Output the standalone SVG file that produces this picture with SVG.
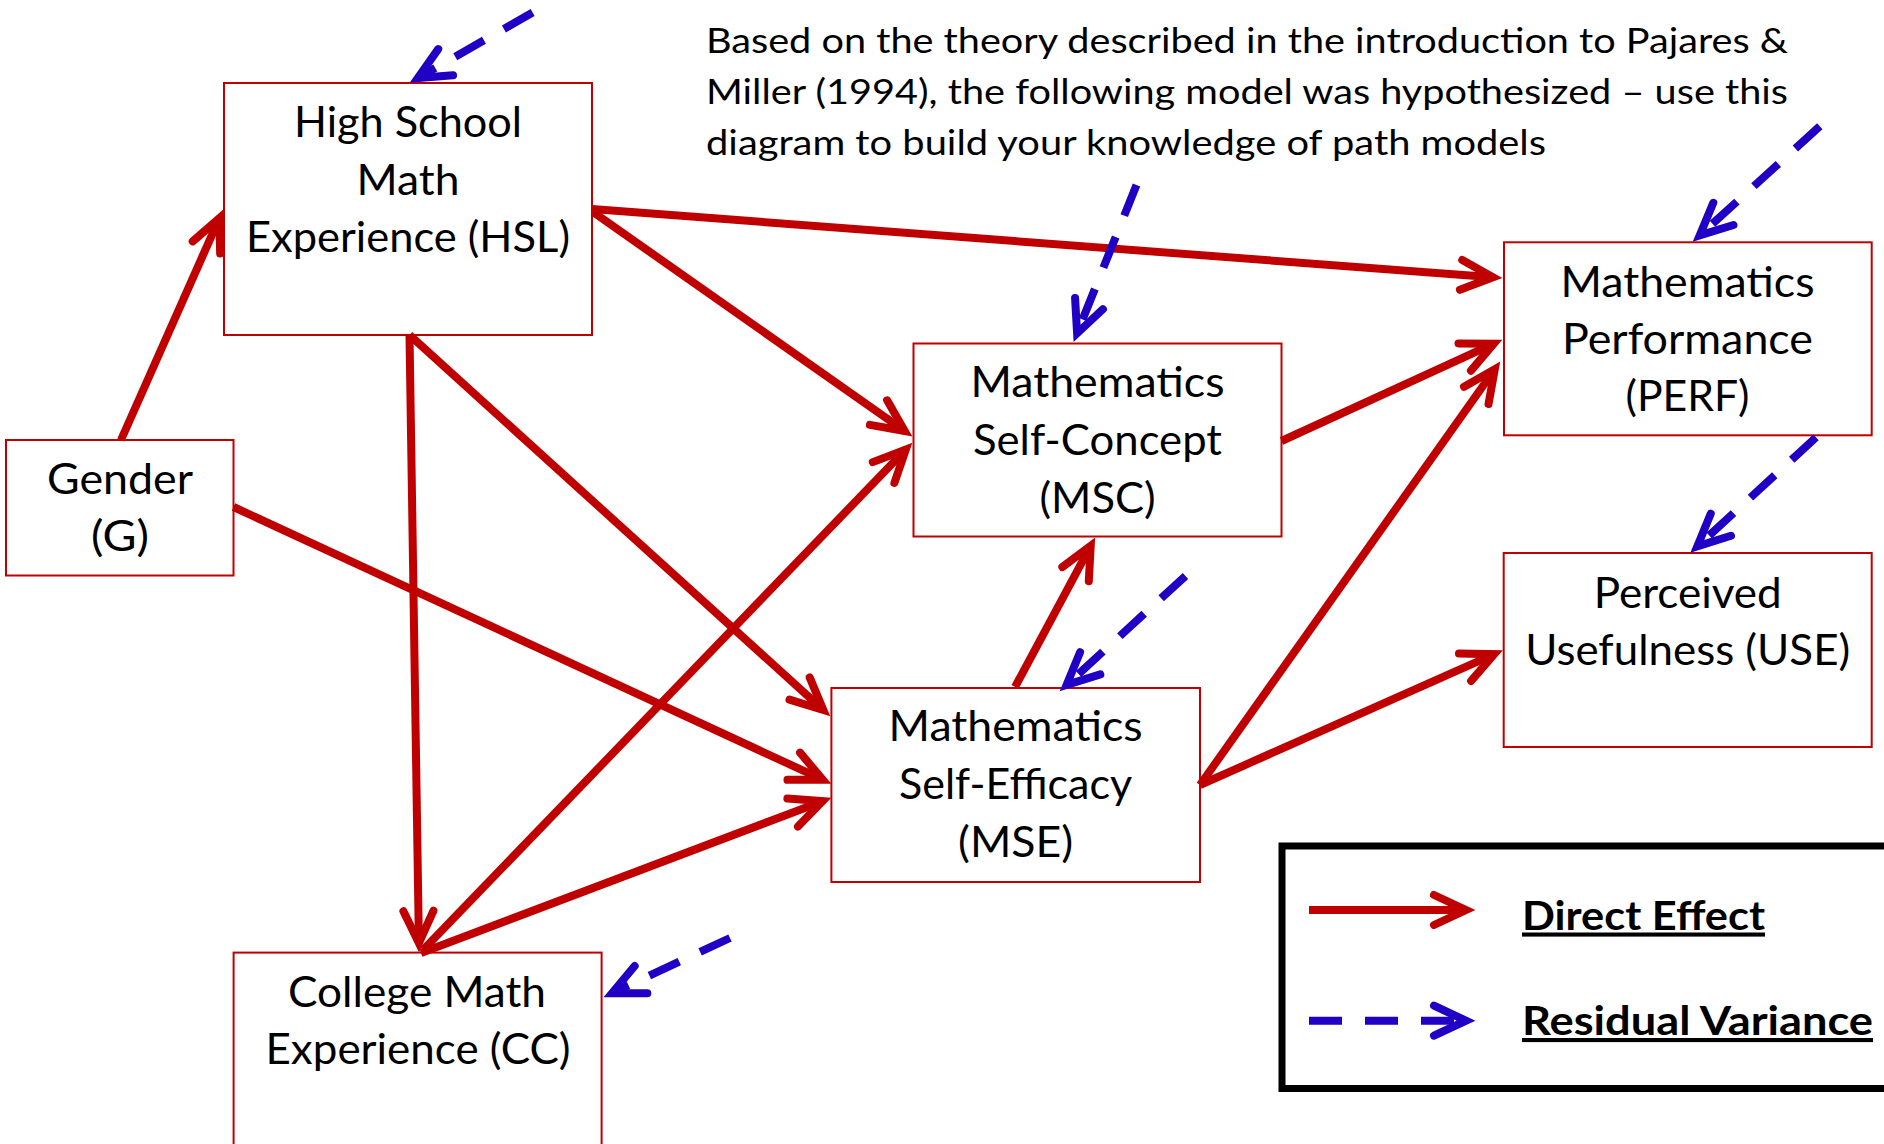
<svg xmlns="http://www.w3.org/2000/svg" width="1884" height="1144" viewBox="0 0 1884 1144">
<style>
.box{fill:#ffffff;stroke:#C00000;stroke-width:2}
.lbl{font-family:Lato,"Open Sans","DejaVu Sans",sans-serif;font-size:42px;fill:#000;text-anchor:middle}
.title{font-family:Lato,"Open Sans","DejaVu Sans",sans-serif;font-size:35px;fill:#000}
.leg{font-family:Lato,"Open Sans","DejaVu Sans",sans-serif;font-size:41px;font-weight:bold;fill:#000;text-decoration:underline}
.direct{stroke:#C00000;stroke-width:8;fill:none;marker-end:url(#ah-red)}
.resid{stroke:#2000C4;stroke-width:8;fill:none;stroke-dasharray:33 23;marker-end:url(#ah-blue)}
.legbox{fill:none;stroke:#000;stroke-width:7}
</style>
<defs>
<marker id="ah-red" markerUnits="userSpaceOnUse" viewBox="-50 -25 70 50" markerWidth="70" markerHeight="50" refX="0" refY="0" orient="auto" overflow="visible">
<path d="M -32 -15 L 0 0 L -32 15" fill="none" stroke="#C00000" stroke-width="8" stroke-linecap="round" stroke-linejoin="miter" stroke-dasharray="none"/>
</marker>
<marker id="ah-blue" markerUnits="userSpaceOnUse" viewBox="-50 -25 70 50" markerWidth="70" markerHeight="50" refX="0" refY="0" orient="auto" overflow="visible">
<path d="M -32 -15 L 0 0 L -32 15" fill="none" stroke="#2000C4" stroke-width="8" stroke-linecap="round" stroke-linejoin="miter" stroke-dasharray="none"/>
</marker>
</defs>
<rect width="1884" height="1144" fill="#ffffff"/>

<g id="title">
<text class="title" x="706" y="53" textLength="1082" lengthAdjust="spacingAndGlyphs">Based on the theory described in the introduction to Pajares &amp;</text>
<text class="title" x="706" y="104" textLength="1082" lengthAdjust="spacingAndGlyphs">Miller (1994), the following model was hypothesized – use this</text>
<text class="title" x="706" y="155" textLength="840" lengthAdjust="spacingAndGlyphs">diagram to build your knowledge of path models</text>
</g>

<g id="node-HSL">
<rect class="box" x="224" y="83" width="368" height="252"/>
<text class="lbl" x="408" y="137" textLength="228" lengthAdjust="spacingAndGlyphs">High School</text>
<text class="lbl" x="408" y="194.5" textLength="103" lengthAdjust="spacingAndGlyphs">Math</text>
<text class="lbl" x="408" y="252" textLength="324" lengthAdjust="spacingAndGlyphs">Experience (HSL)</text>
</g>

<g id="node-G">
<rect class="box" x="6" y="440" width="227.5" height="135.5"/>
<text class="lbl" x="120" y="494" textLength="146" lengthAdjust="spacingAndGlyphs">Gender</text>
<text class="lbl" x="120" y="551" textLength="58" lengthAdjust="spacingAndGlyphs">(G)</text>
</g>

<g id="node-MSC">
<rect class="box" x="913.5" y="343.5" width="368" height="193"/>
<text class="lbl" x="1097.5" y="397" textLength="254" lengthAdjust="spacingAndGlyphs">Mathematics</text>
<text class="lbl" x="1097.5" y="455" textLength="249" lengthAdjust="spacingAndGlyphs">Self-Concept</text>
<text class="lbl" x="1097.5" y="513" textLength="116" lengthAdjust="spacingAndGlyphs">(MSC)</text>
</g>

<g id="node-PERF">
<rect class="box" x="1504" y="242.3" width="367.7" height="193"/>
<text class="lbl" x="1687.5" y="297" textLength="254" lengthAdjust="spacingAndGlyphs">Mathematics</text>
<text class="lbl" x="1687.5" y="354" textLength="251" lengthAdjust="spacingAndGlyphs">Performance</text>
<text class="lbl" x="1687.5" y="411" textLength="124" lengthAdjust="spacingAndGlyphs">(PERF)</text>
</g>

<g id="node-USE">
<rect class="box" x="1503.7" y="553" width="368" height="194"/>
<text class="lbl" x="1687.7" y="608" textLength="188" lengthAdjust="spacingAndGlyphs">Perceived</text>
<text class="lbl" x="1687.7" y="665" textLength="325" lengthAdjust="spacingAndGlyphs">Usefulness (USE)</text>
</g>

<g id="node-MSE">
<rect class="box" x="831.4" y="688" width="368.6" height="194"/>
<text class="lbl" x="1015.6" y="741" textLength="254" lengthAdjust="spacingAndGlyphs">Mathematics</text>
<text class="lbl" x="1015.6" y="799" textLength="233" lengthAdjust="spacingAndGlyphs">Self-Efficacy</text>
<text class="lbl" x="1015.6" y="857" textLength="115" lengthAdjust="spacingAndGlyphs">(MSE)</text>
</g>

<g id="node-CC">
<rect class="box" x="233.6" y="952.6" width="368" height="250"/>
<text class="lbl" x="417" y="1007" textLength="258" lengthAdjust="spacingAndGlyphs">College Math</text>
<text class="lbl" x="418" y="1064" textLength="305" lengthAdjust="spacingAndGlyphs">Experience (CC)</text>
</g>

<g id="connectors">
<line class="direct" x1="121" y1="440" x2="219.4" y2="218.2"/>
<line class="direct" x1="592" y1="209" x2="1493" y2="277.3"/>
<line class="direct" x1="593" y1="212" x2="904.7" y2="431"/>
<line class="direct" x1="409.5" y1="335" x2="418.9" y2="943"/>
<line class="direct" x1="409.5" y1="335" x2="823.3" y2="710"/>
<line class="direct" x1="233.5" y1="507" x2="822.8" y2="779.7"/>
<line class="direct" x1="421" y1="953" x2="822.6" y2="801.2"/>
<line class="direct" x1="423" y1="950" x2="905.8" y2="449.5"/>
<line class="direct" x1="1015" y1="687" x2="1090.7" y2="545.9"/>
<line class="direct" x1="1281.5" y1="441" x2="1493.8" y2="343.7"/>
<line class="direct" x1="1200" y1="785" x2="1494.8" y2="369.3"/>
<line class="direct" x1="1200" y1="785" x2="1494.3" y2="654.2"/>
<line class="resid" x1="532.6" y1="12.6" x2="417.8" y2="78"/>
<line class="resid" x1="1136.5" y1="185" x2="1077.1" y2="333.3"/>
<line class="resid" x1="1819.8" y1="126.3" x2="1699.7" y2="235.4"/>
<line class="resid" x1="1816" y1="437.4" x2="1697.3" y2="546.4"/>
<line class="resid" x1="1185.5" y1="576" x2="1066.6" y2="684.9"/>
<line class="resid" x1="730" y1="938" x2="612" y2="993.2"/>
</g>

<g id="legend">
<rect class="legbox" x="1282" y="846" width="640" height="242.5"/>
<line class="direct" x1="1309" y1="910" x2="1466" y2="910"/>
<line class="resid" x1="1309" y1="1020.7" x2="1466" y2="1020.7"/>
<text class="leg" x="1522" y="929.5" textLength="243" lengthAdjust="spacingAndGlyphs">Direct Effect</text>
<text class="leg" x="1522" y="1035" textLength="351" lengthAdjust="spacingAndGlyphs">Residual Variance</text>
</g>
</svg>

+++++

Using the data above, write out every line exactly, leaving the images behind.

The reply:
Output the standalone SVG file that produces this picture with SVG.
<svg xmlns="http://www.w3.org/2000/svg" width="1884" height="1144" viewBox="0 0 1884 1144">
<style>
.box{fill:#ffffff;stroke:#C00000;stroke-width:2}
.lbl{font-family:Lato,"Open Sans","DejaVu Sans",sans-serif;font-size:42px;fill:#000;text-anchor:middle}
.title{font-family:Lato,"Open Sans","DejaVu Sans",sans-serif;font-size:35px;fill:#000}
.leg{font-family:Lato,"Open Sans","DejaVu Sans",sans-serif;font-size:41px;font-weight:bold;fill:#000;text-decoration:underline}
.direct{stroke:#C00000;stroke-width:8;fill:none;marker-end:url(#ah-red)}
.resid{stroke:#2000C4;stroke-width:8;fill:none;stroke-dasharray:33 23;marker-end:url(#ah-blue)}
.legbox{fill:none;stroke:#000;stroke-width:7}
</style>
<defs>
<marker id="ah-red" markerUnits="userSpaceOnUse" viewBox="-50 -25 70 50" markerWidth="70" markerHeight="50" refX="0" refY="0" orient="auto" overflow="visible">
<path d="M -32 -15 L 0 0 L -32 15" fill="none" stroke="#C00000" stroke-width="8" stroke-linecap="round" stroke-linejoin="miter" stroke-dasharray="none"/>
</marker>
<marker id="ah-blue" markerUnits="userSpaceOnUse" viewBox="-50 -25 70 50" markerWidth="70" markerHeight="50" refX="0" refY="0" orient="auto" overflow="visible">
<path d="M -32 -15 L 0 0 L -32 15" fill="none" stroke="#2000C4" stroke-width="8" stroke-linecap="round" stroke-linejoin="miter" stroke-dasharray="none"/>
</marker>
</defs>
<rect width="1884" height="1144" fill="#ffffff"/>

<g id="title">
<text class="title" x="706" y="53" textLength="1082" lengthAdjust="spacingAndGlyphs">Based on the theory described in the introduction to Pajares &amp;</text>
<text class="title" x="706" y="104" textLength="1082" lengthAdjust="spacingAndGlyphs">Miller (1994), the following model was hypothesized – use this</text>
<text class="title" x="706" y="155" textLength="840" lengthAdjust="spacingAndGlyphs">diagram to build your knowledge of path models</text>
</g>

<g id="node-HSL">
<rect class="box" x="224" y="83" width="368" height="252"/>
<text class="lbl" x="408" y="137" textLength="228" lengthAdjust="spacingAndGlyphs">High School</text>
<text class="lbl" x="408" y="194.5" textLength="103" lengthAdjust="spacingAndGlyphs">Math</text>
<text class="lbl" x="408" y="252" textLength="324" lengthAdjust="spacingAndGlyphs">Experience (HSL)</text>
</g>

<g id="node-G">
<rect class="box" x="6" y="440" width="227.5" height="135.5"/>
<text class="lbl" x="120" y="494" textLength="146" lengthAdjust="spacingAndGlyphs">Gender</text>
<text class="lbl" x="120" y="551" textLength="58" lengthAdjust="spacingAndGlyphs">(G)</text>
</g>

<g id="node-MSC">
<rect class="box" x="913.5" y="343.5" width="368" height="193"/>
<text class="lbl" x="1097.5" y="397" textLength="254" lengthAdjust="spacingAndGlyphs">Mathematics</text>
<text class="lbl" x="1097.5" y="455" textLength="249" lengthAdjust="spacingAndGlyphs">Self-Concept</text>
<text class="lbl" x="1097.5" y="513" textLength="116" lengthAdjust="spacingAndGlyphs">(MSC)</text>
</g>

<g id="node-PERF">
<rect class="box" x="1504" y="242.3" width="367.7" height="193"/>
<text class="lbl" x="1687.5" y="297" textLength="254" lengthAdjust="spacingAndGlyphs">Mathematics</text>
<text class="lbl" x="1687.5" y="354" textLength="251" lengthAdjust="spacingAndGlyphs">Performance</text>
<text class="lbl" x="1687.5" y="411" textLength="124" lengthAdjust="spacingAndGlyphs">(PERF)</text>
</g>

<g id="node-USE">
<rect class="box" x="1503.7" y="553" width="368" height="194"/>
<text class="lbl" x="1687.7" y="608" textLength="188" lengthAdjust="spacingAndGlyphs">Perceived</text>
<text class="lbl" x="1687.7" y="665" textLength="325" lengthAdjust="spacingAndGlyphs">Usefulness (USE)</text>
</g>

<g id="node-MSE">
<rect class="box" x="831.4" y="688" width="368.6" height="194"/>
<text class="lbl" x="1015.6" y="741" textLength="254" lengthAdjust="spacingAndGlyphs">Mathematics</text>
<text class="lbl" x="1015.6" y="799" textLength="233" lengthAdjust="spacingAndGlyphs">Self-Efficacy</text>
<text class="lbl" x="1015.6" y="857" textLength="115" lengthAdjust="spacingAndGlyphs">(MSE)</text>
</g>

<g id="node-CC">
<rect class="box" x="233.6" y="952.6" width="368" height="250"/>
<text class="lbl" x="417" y="1007" textLength="258" lengthAdjust="spacingAndGlyphs">College Math</text>
<text class="lbl" x="418" y="1064" textLength="305" lengthAdjust="spacingAndGlyphs">Experience (CC)</text>
</g>

<g id="connectors">
<line class="direct" x1="121" y1="440" x2="219.4" y2="218.2"/>
<line class="direct" x1="592" y1="209" x2="1493" y2="277.3"/>
<line class="direct" x1="593" y1="212" x2="904.7" y2="431"/>
<line class="direct" x1="409.5" y1="335" x2="418.9" y2="943"/>
<line class="direct" x1="409.5" y1="335" x2="823.3" y2="710"/>
<line class="direct" x1="233.5" y1="507" x2="822.8" y2="779.7"/>
<line class="direct" x1="421" y1="953" x2="822.6" y2="801.2"/>
<line class="direct" x1="423" y1="950" x2="905.8" y2="449.5"/>
<line class="direct" x1="1015" y1="687" x2="1090.7" y2="545.9"/>
<line class="direct" x1="1281.5" y1="441" x2="1493.8" y2="343.7"/>
<line class="direct" x1="1200" y1="785" x2="1494.8" y2="369.3"/>
<line class="direct" x1="1200" y1="785" x2="1494.3" y2="654.2"/>
<line class="resid" x1="532.6" y1="12.6" x2="417.8" y2="78"/>
<line class="resid" x1="1136.5" y1="185" x2="1077.1" y2="333.3"/>
<line class="resid" x1="1819.8" y1="126.3" x2="1699.7" y2="235.4"/>
<line class="resid" x1="1816" y1="437.4" x2="1697.3" y2="546.4"/>
<line class="resid" x1="1185.5" y1="576" x2="1066.6" y2="684.9"/>
<line class="resid" x1="730" y1="938" x2="612" y2="993.2"/>
</g>

<g id="legend">
<rect class="legbox" x="1282" y="846" width="640" height="242.5"/>
<line class="direct" x1="1309" y1="910" x2="1466" y2="910"/>
<line class="resid" x1="1309" y1="1020.7" x2="1466" y2="1020.7"/>
<text class="leg" x="1522" y="929.5" textLength="243" lengthAdjust="spacingAndGlyphs">Direct Effect</text>
<text class="leg" x="1522" y="1035" textLength="351" lengthAdjust="spacingAndGlyphs">Residual Variance</text>
</g>
</svg>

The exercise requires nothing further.